The original decree was made by ecology minister Elisabeth Borne on July 31, and had authorised, from August 3, the public hunting of the bird on the Atlantic and northern coasts. It was set to allow hunting for the rest of the country, from September 15.
It set the number of birds authorised for hunting at 6,000 – despite the curlew being classified as “near threatened” by the International Union for Conservation of Nature (IUCN), and listed as “decreasing” on its Red List.
It came just months after the government was accused of pandering to the hunting lobby by former ecology minister Nicolas Hulot, after the price of a hunting permit was halved, and new “adaptive management” measures were announced to replace the existing list of “huntable species”.

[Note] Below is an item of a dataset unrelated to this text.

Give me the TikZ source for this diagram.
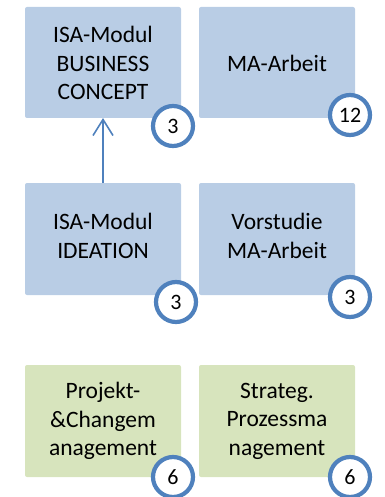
\documentclass[tikz,border=0pt]{standalone}
\usepackage{fontspec}
\setmainfont{Carlito}
\usetikzlibrary{arrows.meta}
\definecolor{boxblue}{HTML}{B9CDE5}
\definecolor{boxgreen}{HTML}{D7E4BD}
\definecolor{ringblue}{HTML}{4F81BD}
\begin{document}
\begin{tikzpicture}[x=1pt,y=-1pt,
  card/.style={rounded corners=2pt, inner sep=0pt},
  cardtext/.style={align=center, font=\fontsize{23.5}{28.5}\selectfont, inner sep=0pt},
  badge/.style={circle, draw=ringblue, line width=4.2pt, fill=white, minimum size=40pt, inner sep=0pt, font=\fontsize{22}{24}\selectfont},
  link/.style={draw=ringblue, line width=1.6pt, -{Straight Barb[length=16pt,width=20pt,line width=1.6pt]}}]
\useasboundingbox (0,0) rectangle (384,497);
% boxes
\fill[boxblue, card] (25,7) rectangle (181,118);
\fill[boxblue, card] (199,7) rectangle (355,118);
\fill[boxblue, card] (25,183) rectangle (181,295);
\fill[boxblue, card] (199,183) rectangle (355,295);
\fill[boxgreen, card] (25,365) rectangle (181,477);
\fill[boxgreen, card] (199,365) rectangle (355,477);
\node[cardtext] (bc) at (103,63) {ISA-Modul\\BUSINESS\\CONCEPT};
\node[cardtext] (ma) at (277,63) {MA-Arbeit};
\node[cardtext] (id) at (103,236) {ISA-Modul\\IDEATION};
\node[cardtext] (vs) at (277,236) {Vorstudie\\MA-Arbeit};
\node[cardtext] (pc) at (103,421) {Projekt-\\\&Changem\\anagement};
\node[cardtext] (sp) at (277,421) {Strateg.\\Prozessma\\nagement};
\coordinate (bcbot) at (103,118);
\coordinate (idtop) at (103,183);
\draw[link] (idtop) -- (bcbot);
% badges
\node[badge] (b1) at (173,126) {3};
\node[badge] (b2) at (350,115) {12};
\node[badge] (b3) at (176,302) {3};
\node[badge] (b4) at (350,297) {3};
\node[badge] (b5) at (173,477) {6};
\node[badge] (b6) at (350,477) {6};
\end{tikzpicture}
\end{document}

The LPO called on the Conseil d’État to overturn the authorisation, and was happy with this week’s decision.
“A zero quota for hunting curlew!”
In a press release issued afterwards, it said: “A zero quota for hunting curlew! The government’s strategy of using the principle of ‘adaptive management’ with a view to allowing the hunting of vulnerable wildlife species has been thwarted once again.”
But a statement from the hunting group la Fédération Nationale des Chasseurs de France said that the community was very disappointed in the court decision, and added that the LPO’s actions were merely “ideological” and “made on no scientific basis”.

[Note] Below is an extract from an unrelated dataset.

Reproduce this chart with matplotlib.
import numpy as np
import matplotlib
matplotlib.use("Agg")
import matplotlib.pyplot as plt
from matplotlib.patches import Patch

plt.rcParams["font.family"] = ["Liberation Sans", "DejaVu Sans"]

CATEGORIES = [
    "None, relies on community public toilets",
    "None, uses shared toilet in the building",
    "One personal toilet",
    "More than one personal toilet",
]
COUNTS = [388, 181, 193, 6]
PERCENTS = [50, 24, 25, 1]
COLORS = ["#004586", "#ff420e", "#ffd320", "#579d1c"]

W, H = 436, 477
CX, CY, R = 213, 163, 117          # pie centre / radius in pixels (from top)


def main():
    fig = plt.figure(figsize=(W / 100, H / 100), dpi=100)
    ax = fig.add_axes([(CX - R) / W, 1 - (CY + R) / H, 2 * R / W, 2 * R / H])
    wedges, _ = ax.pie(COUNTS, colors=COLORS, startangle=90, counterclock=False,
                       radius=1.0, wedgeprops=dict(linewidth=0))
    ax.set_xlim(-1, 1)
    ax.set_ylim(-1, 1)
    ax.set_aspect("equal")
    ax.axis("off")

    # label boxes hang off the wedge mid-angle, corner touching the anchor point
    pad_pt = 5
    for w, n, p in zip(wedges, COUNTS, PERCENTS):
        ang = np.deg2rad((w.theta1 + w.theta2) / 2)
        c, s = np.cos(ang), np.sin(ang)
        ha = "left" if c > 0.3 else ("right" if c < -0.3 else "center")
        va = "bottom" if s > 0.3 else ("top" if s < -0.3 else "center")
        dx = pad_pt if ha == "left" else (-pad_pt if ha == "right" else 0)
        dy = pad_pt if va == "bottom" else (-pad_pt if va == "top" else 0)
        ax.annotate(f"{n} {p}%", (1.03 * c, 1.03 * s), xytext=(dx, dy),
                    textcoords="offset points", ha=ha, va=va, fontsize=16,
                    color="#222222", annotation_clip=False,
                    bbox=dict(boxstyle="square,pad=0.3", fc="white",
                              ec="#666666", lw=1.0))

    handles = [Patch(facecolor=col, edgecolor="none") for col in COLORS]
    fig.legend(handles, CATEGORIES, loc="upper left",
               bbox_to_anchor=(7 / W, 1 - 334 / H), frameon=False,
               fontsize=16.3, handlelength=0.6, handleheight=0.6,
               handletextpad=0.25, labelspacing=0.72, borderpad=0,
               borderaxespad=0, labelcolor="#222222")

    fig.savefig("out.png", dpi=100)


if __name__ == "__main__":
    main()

It said that it had taken steps to ensure that all hunting quotas were respected, and had even set up an app that shows, in real time, the number of birds killed.
In a statement, it said: “The outstretched hand of French hunting, to open a new era of species management, was not accepted.”
This is not the first time this year that the Conseil d’État has overturned a hunting authorisation; in February, it did the same to a decree that had allowed wild goose hunting.
Now, the LPO is worried about the European turtle-dove, which is also endangered (“vulnerable”) by the IUCN. The group said that the minister is set to allow “the killing of 30,000 birds despite the species being globally threatened with extinction”.
Allain Bougrain Dubourg, LPO president, said: “We are now anxiously yet determinedly awaiting the decision [from Ms Borne].
“We are anxious because it is likely that she will again authorise the hunting of a species in a very poor state of conservation; but determined because all of these incomprehensible decisions help our complaint at European level.”